Some people imagine I’m being a judicial Candide in these arguments: however it works out will be for the best. That’s not right. Everyone needs to make a concerted effort to disengage from the gravitational force of Trump’s drama, which so many are still living within. Trump committed a lot of crimes. Now that he’s out of office the criminal justice process should take its course. The criminal justice system doesn’t have to pitch a no-hitter, let alone a perfect game, to justify itself or survive. That’s very much the world of Trump’s drama. Heads he wins; tails you lose.

This overnight New York Times analysis piece operated in a similar vein, arguing that President Biden risked being overshadowed by Trump as he takes center stage again in the national political drama. As Trump was taken into custody and arraigned on multiple felony indictments, the Times’ Peter Baker and Michael Shear argued, “President Biden faded into the background, ceding the stage to his defendant-predecessor. He seemed content to do so, at least for now.” It seems necessary to remind people, and perhaps ourselves, that getting indicted and arraigned on multiple felony charges which a decisive majority of Americans support is actually not a win. The Times noted that the fact Biden “made no effort to compete for attention with the arrest of a former president … underscored the unique challenge that has confronted Mr. Biden since taking office.” In fact, getting “overshadowed” in this way, as Biden supposedly has, is a good thing, both substantively and politically. The inability to grasp this is part of a broader failure to come to grips with the verdicts of the 2020 and 2022 elections, both of which Republicans lost and lost in large measure because of Donald Trump. There are few better illustrations of the reality distortion field that surrounds this man and which we all must strive to disengage from.

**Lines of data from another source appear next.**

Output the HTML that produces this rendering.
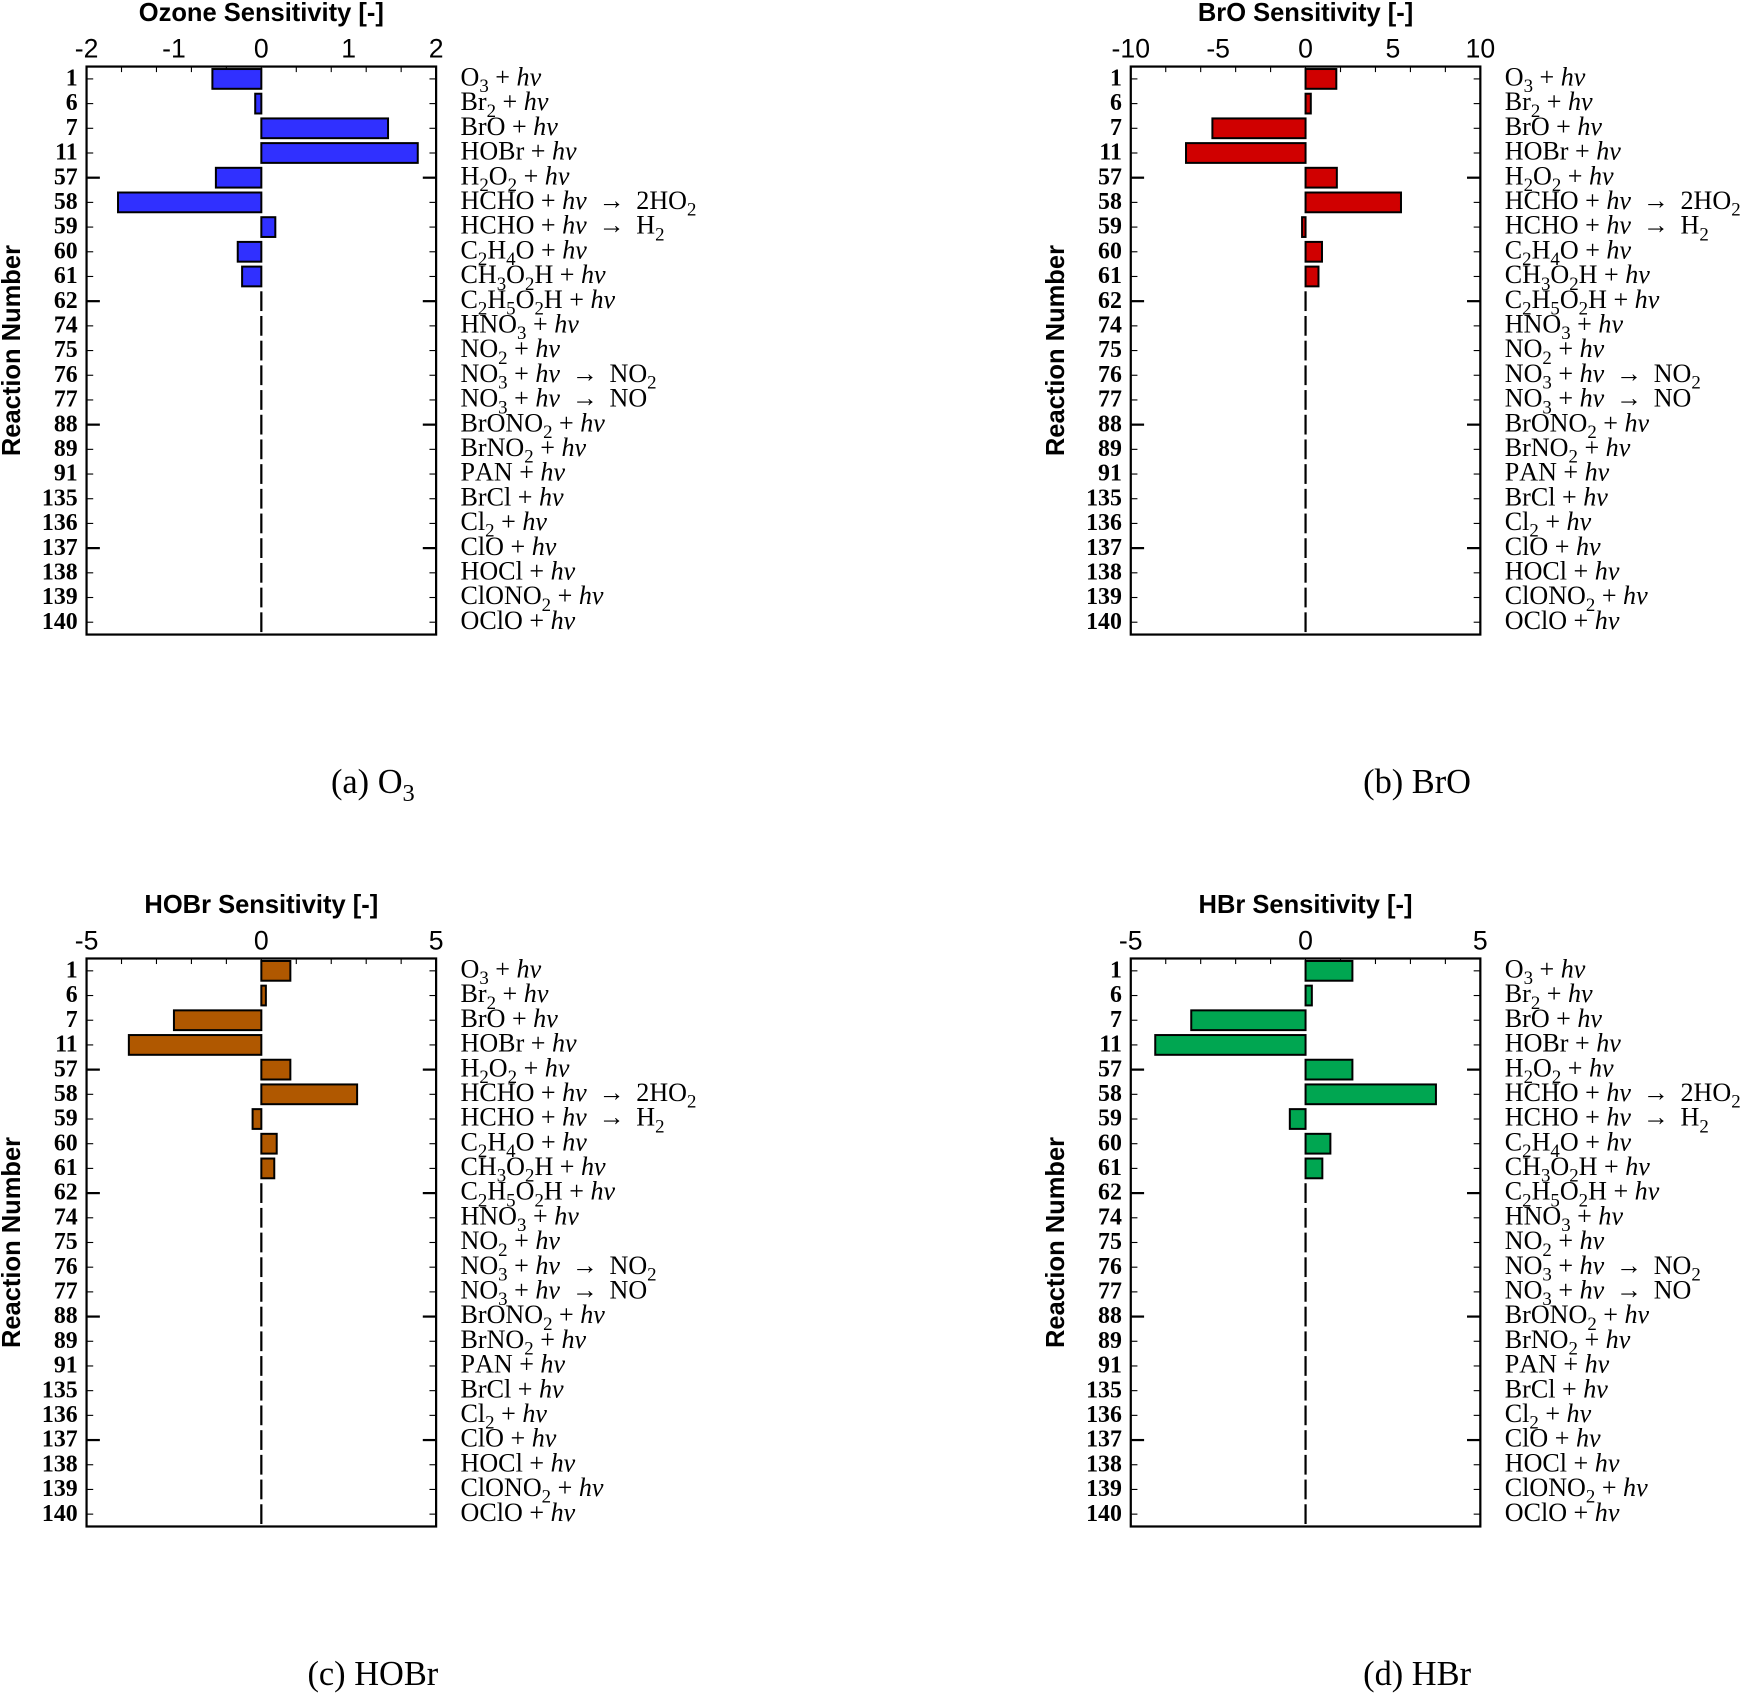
<!DOCTYPE html>
<html><head><meta charset="utf-8"><style>
html,body{margin:0;padding:0;background:#fff;width:1740px;height:1694px;overflow:hidden}
svg{display:block}
.ser{font-family:"Liberation Serif",serif}
.san{font-family:"Liberation Sans",sans-serif}
</style></head><body>
<svg id="fig" width="1740" height="1694" viewBox="0 0 1568 1527" preserveAspectRatio="none" xmlns="http://www.w3.org/2000/svg"></svg>
<script>
const reactionNumbers = ["1","6","7","11","57","58","59","60","61","62","74","75","76","77","88","89","91","135","136","137","138","139","140"];
const reactionLabels = ["O_3 + hν","Br_2 + hν","BrO + hν","HOBr + hν","H_2O_2 + hν","HCHO + hν → 2HO_2","HCHO + hν → H_2","C_2H_4O + hν","CH_3O_2H + hν","C_2H_5O_2H + hν","HNO_3 + hν","NO_2 + hν","NO_3 + hν → NO_2","NO_3 + hν → NO","BrONO_2 + hν","BrNO_2 + hν","PAN + hν","BrCl + hν","Cl_2 + hν","ClO + hν","HOCl + hν","ClONO_2 + hν","OClO + hν"];
const ozoneValues = [-0.56,-0.07,1.45,1.79,-0.52,-1.64,0.16,-0.27,-0.22,0.01,0,0,0,0,0,0,0,-0.01,0,0,0,0,0];
const broValues = [1.76,0.3,-5.33,-6.84,1.79,5.46,-0.2,0.94,0.74,-0.05,0,0,0,0,0,0,0,0.07,0,0,0,0,0];
const hobrValues = [0.83,0.13,-2.5,-3.79,0.83,2.74,-0.25,0.44,0.37,0.01,0,0,0,0,0,0,0,0.05,0,0,0,0,0];
const hbrValues = [1.34,0.18,-3.27,-4.3,1.34,3.73,-0.45,0.71,0.48,-0.03,0,0,0,0,0,0,0,0.05,0,0,0,0,0];
const ozoneTicks = ["-2","-1","0","1","2"];
const broTicks = ["-10","-5","0","5","10"];
const hobrTicks = ["-5","0","5"];
const hbrTicks = ["-5","0","5"];

const NS="http://www.w3.org/2000/svg";
const svg=document.getElementById('fig');
function mk(tag,attrs,parent){const e=document.createElementNS(NS,tag);for(const k in attrs)e.setAttribute(k,attrs[k]);(parent||svg).appendChild(e);return e;}

function chemText(g,str,x,y){
  const t=mk('text',{x:x,y:y,'font-size':23.5,class:'ser',fill:'#000'},g);
  let i=0,pending=false;
  const add=(txt,attrs)=>{const s=mk('tspan',attrs||{},t);if(pending){s.setAttribute('dy',-6);pending=false;}s.textContent=txt;return s;};
  while(i<str.length){
    const c=str[i];
    if(c==='_'){const s=mk('tspan',{dy:6,'font-size':17},t);s.textContent=str[i+1];pending=true;i+=2;continue;}
    if(c==='h'&&str[i+1]==='ν'){add('hν',{'font-style':'italic'});i+=2;continue;}
    if(c==='→'){add('\u2009→\u2009');i++;continue;}
    add(c);i++;
  }
  return t;
}

function panel(ox,oy,values,ticks,min,max,color,title,caption,name){
  const g=mk('g',{});
  
  
  const L=78+ox,R=393+ox,T=60+oy,B=572+oy;
  const xs=v=>L+(v-min)/(max-min)*(R-L);
  const n=reactionNumbers.length, sp=(B-T)/n;
  const ys=i=>T+(i+0.5)*sp;
  const tt=mk('text',{x:(L+R)/2,y:T-41,'text-anchor':'middle','font-size':23,'font-weight':'bold',class:'san'},g);
  tt.textContent=title;
  
  
  const yt=mk('text',{x:0,y:0,transform:`translate(${L-60},${(T+B)/2}) rotate(-90)`,'text-anchor':'middle','font-size':23,'font-weight':'bold',class:'san'},g);
  yt.textContent='Reaction Number';
  
  
  const step=(max-min)/10;
  for(let k=0;k<=10;k++){
    const v=min+k*step, x=xs(v), major=(k%(10/(ticks.length-1))===0);
    mk('line',{x1:x,x2:x,y1:T,y2:T+(major?10:5),stroke:'#000','stroke-width':1},g);
  }
  ticks.forEach((tl,j)=>{
    const v=min+j*(max-min)/(ticks.length-1);
    const t=mk('text',{x:xs(v),y:T-8,'text-anchor':'middle','font-size':24,class:'san'},g);
    t.textContent=tl;
    
    
  });
  for(let i=0;i<n;i++){
    const y=ys(i), long=(i===4||i===9||i===14||i===19);
    const len=long?12:6, w=long?2:1;
    mk('line',{x1:L,x2:L+len,y1:y,y2:y,stroke:'#000','stroke-width':w},g);
    mk('line',{x1:R,x2:R-len,y1:y,y2:y,stroke:'#000','stroke-width':w},g);
    const nt=mk('text',{x:L-8,y:y+6,'text-anchor':'end','font-size':21.5,'font-weight':'bold',class:'ser'},g);
    nt.textContent=reactionNumbers[i];
    
    
    const lt=chemText(g,reactionLabels[i],R+22,y+6);
    
    
    const v=values[i], x0=xs(0), x1=xs(v);
    let bx=Math.min(x0,x1), bw=Math.abs(x1-x0);
    const bh=sp*0.8;
    let b;
    if(bw<2){
      b=mk('rect',{x:x0-1,y:y-bh/2,width:2,height:bh,fill:'#000'},g);
    } else {
      b=mk('rect',{x:bx,y:y-bh/2,width:bw,height:bh,fill:color,stroke:'#000','stroke-width':1.8},g);
    }
    
    
  }
  mk('rect',{x:L,y:T,width:R-L,height:B-T,fill:'none',stroke:'#000','stroke-width':2},g);
  const c=mk('text',{x:L+258,y:B+143,'text-anchor':'middle','font-size':31,class:'ser'},g);
  
  
  c.appendChild(document.createTextNode(caption[0]));
  if(caption[1]){const s=mk('tspan',{dy:7,'font-size':22},c);s.textContent=caption[1];}
}
panel(0,0,ozoneValues,ozoneTicks,-2,2,'#3030ff','Ozone Sensitivity [-]',['(a) O','3'],'panel-ozone');
panel(941,0,broValues,broTicks,-10,10,'#d00000','BrO Sensitivity [-]',['(b) BrO'],'panel-bro');
panel(0,804,hobrValues,hobrTicks,-5,5,'#b05800','HOBr Sensitivity [-]',['(c) HOBr'],'panel-hobr');
panel(941,804,hbrValues,hbrTicks,-5,5,'#00a651','HBr Sensitivity [-]',['(d) HBr'],'panel-hbr');
</script>
</body></html>
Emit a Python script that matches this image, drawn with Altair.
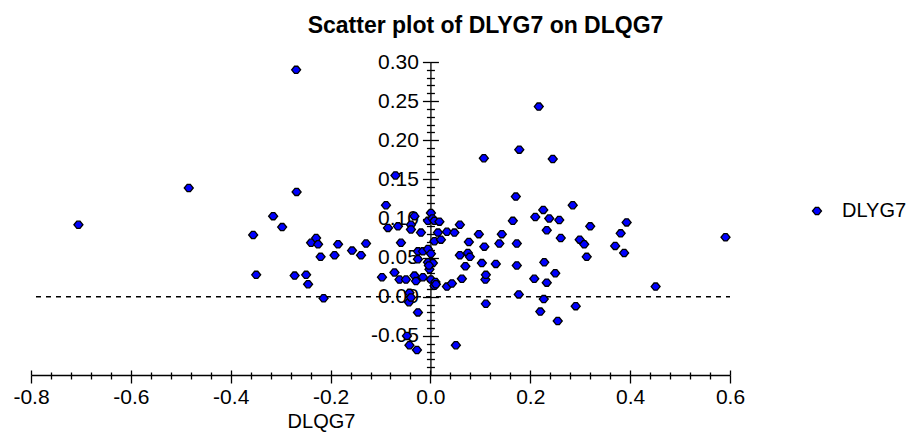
import altair as alt
import pandas as pd

# DLQG7 (x) and DLYG7 (y) values
dlqg7 = [
    -0.705, -0.484, -0.355, -0.349, -0.315, -0.297, -0.272, -0.269, -0.268, -0.249,
    -0.245, -0.239, -0.229, -0.225, -0.220, -0.214, -0.185, -0.192, -0.157, -0.139,
    -0.129, -0.097, -0.089, -0.085, -0.072, -0.070, -0.065, -0.062, -0.059, -0.049,
    -0.047, -0.043, -0.042, -0.042, -0.039, -0.039, -0.039, -0.032, -0.032, -0.029,
    -0.027, -0.025, -0.025, -0.025, -0.019, -0.015, -0.015, -0.005, -0.005, -0.005,
    -0.002, 0.001, 0.001, 0.001, 0.004, 0.008, 0.008, 0.008, 0.010, 0.005,
    0.011, 0.015, 0.021, 0.033, 0.033, 0.043, 0.048, 0.051, 0.059, 0.059,
    0.063, 0.070, 0.075, 0.077, 0.079, 0.097, 0.103, 0.107, 0.108, 0.110,
    0.111, 0.111, 0.131, 0.138, 0.143, 0.165, 0.171, 0.173, 0.173, 0.177,
    0.178, 0.208, 0.210, 0.217, 0.220, 0.226, 0.227, 0.228, 0.233, 0.233,
    0.238, 0.245, 0.250, 0.255, 0.258, 0.261, 0.285, 0.291, 0.299, 0.308,
    0.313, 0.320, 0.370, 0.381, 0.388, 0.393, 0.451, 0.591, 0.018, -0.003,
]
dlyg7 = [
    0.092, 0.139, 0.079, 0.028, 0.103, 0.089, 0.027, 0.290, 0.134, 0.028,
    0.016, 0.069, 0.075, 0.067, 0.051, -0.002, 0.067, 0.053, 0.059, 0.053,
    0.068, 0.025, 0.117, 0.088, 0.031, 0.155, 0.090, 0.022, 0.069, 0.022,
    -0.050, -0.007, -0.062, 0.005, -0.001, 0.092, 0.086, 0.103, 0.027, 0.020,
    -0.068, -0.020, 0.058, 0.048, 0.082, 0.058, 0.025, 0.061, 0.044, 0.097,
    0.035, 0.107, 0.022, 0.055, 0.100, 0.097, 0.071, 0.014, 0.019, 0.043,
    0.016, 0.082, 0.073, 0.083, 0.013, 0.017, 0.082, -0.062, 0.092, 0.053,
    0.023, 0.039, 0.056, 0.070, 0.051, 0.080, 0.043, 0.177, 0.064, 0.022,
    0.028, -0.009, 0.042, 0.068, 0.080, 0.097, 0.128, 0.068, 0.040, 0.003,
    0.188, 0.023, 0.102, 0.243, -0.019, 0.111, -0.003, 0.044, 0.085, 0.018,
    0.100, 0.176, 0.030, -0.031, 0.098, 0.075, 0.117, -0.012, 0.073, 0.067,
    0.051, 0.090, 0.065, 0.081, 0.056, 0.095, 0.013, 0.076, 0.096, 0.040,
]
series_name = ["DLYG7"]

# tick positions
x_ticks = [round(-0.8 + 0.04 * i, 2) for i in range(36)]
y_ticks = [round(-0.09 + 0.01 * i, 2) for i in range(40)]

# zero reference line
hline_x = [-0.79]
hline_x2 = [0.6]
hline_y = [0.0]

pts = pd.DataFrame({"DLQG7": dlqg7, "DLYG7": dlyg7, "series": series_name * len(dlqg7)})
hl = pd.DataFrame({"x": hline_x, "x2": hline_x2, "y": hline_y})

FONT = "Liberation Sans"
PW, PH = 699, 313
x_dom = [-0.8, 0.6]
y_dom = [-0.1, 0.3]
y_axis_px = (0 - x_dom[0]) / (x_dom[1] - x_dom[0]) * PW

shape = "M-1,0 L-0.35,-0.8 L0.35,-0.8 L1,0 L0.35,0.8 L-0.35,0.8 Z"

x_major = "abs(round(datum.value*100)) % 20 === 0"
y_major = "abs(round(datum.value*100)) % 5 === 0"

def signed(fmt):
    return ("(datum.value < 0 ? '-' + format(-datum.value, '%s') : format(datum.value, '%s'))"
            % (fmt, fmt))

xscale = alt.Scale(domain=x_dom, nice=False, zero=False)
yscale = alt.Scale(domain=y_dom, nice=False, zero=False)

rule = alt.Chart(hl).mark_rule(color="black", strokeDash=[5, 5], strokeWidth=1.3).encode(
    x=alt.X("x:Q", scale=xscale, axis=alt.Axis(
        orient="top", offset=-PH, values=x_ticks, labels=False, title=None,
        domain=False, grid=False, tickColor="black", tickWidth=1.3,
        tickSize={"condition": {"test": x_major, "value": 5}, "value": 3})),
    x2="x2:Q",
    y=alt.Y("y:Q", scale=yscale, axis=alt.Axis(
        orient="right", offset=-(PW - y_axis_px), values=y_ticks, labels=False, title=None,
        domain=False, grid=False, tickColor="black", tickWidth=1.3,
        tickSize={"condition": {"test": y_major, "value": 8}, "value": 4})),
)

points = alt.Chart(pts).mark_point(
    filled=True, shape=shape, size=81, stroke="black", strokeWidth=1.3, opacity=1
).encode(
    x=alt.X("DLQG7:Q", scale=xscale, axis=alt.Axis(
        orient="bottom", values=x_ticks, grid=False, domainColor="black", domainWidth=1.3,
        tickColor="black", tickWidth=1.3,
        tickSize={"condition": {"test": x_major, "value": 8}, "value": 4},
        labelExpr=x_major + " ? " + signed(".1f") + " : ''",
        labelOverlap=False, labelFlush=False, labelFont=FONT, labelFontSize=21,
        labelColor="black", labelPadding=3,
        title="DLQG7", titleFont=FONT, titleFontSize=20, titleFontWeight="normal",
        titleColor="black", titleX=290, titleY=46, titleAlign="center",
        titleBaseline="middle", titleAnchor="start")),
    y=alt.Y("DLYG7:Q", scale=yscale, axis=alt.Axis(
        orient="left", offset=-y_axis_px, values=y_ticks, grid=False,
        domainColor="black", domainWidth=1.3, tickColor="black", tickWidth=1.3,
        tickSize={"condition": {"test": y_major, "value": 8}, "value": 4},
        labelExpr=y_major + " ? " + signed(".2f") + " : ''",
        labelOverlap=False, labelFont=FONT, labelFontSize=21, labelColor="black",
        labelPadding=4, title=None)),
    color=alt.Color("series:N", scale=alt.Scale(range=["#0000ff"]), legend=alt.Legend(
        title=None, orient="none", legendX=776, legendY=139, padding=0,
        symbolType=shape, symbolSize=81, symbolStrokeColor="black",
        symbolStrokeWidth=1.3, symbolFillColor="#0000ff", labelOffset=15,
        labelFont=FONT, labelFontSize=20, labelColor="black")),
)

chart = alt.layer(rule, points).resolve_axis(x="independent", y="independent").properties(
    width=PW, height=PH,
    title=alt.TitleParams("Scatter plot of DLYG7 on DLQG7", font=FONT, fontSize=23,
                          fontWeight="bold", color="black", anchor="middle", frame="group",
                          dx=105, offset=13),
    autosize=alt.AutoSizeParams(type="none"),
    padding={"left": 23, "top": 54, "right": 182, "bottom": 58},
).configure_view(stroke=None)

chart.save("out.html", embed_options={"renderer": "svg", "actions": False})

Let me address a final point.

The universal argument from Republicans yesterday was that now everything changes. Going forward every former president will be hounded by politicized indictments after leaving office. It was even argued that such indictments only provide more incentive for presidents to refuse to relinquish power to avoid prosecution. Our national line in the sand is that we won’t tolerate any president attempting to remain in office in defiance of the law rather than trying to provide them incentives to leave office voluntarily. It’s worth remembering that Donald Trump is the first and only president in American history to attempt a coup d’etat to remain in office illegally and that was before any history of presidential prosecutions. The problem isn’t incentives. It’s Donald Trump.

But let’s address the argument head on. Will all future presidents now face a gauntlet of post-presidential judicial scrutiny? It’s worth confronting what this claim means in its raw form. Republicans are saying that even though they know full well, even if they won’t say it, that former President Trump has engaged in extensive criminal conduct, they will find or manufacture (it doesn’t matter which) indictments against future Democratic presidents as a matter of payback. This is a credible threat, if not a likely outcome, because it is an established Republican pattern. It amounts to the same specious argument as the one about limiting incentives for presidential coups: don’t follow the law because we’ll break the law.

It’s quite possible that Republicans will do this. Most frivolous charges won’t survive at trial or will be thrown out of court. That’s no guarantee of course. But there’s also no shortage of people who want to be president, with all it entails. I’ll trust it’s a mix of annoyance and risk they’ll assume as part of the price of serving their country.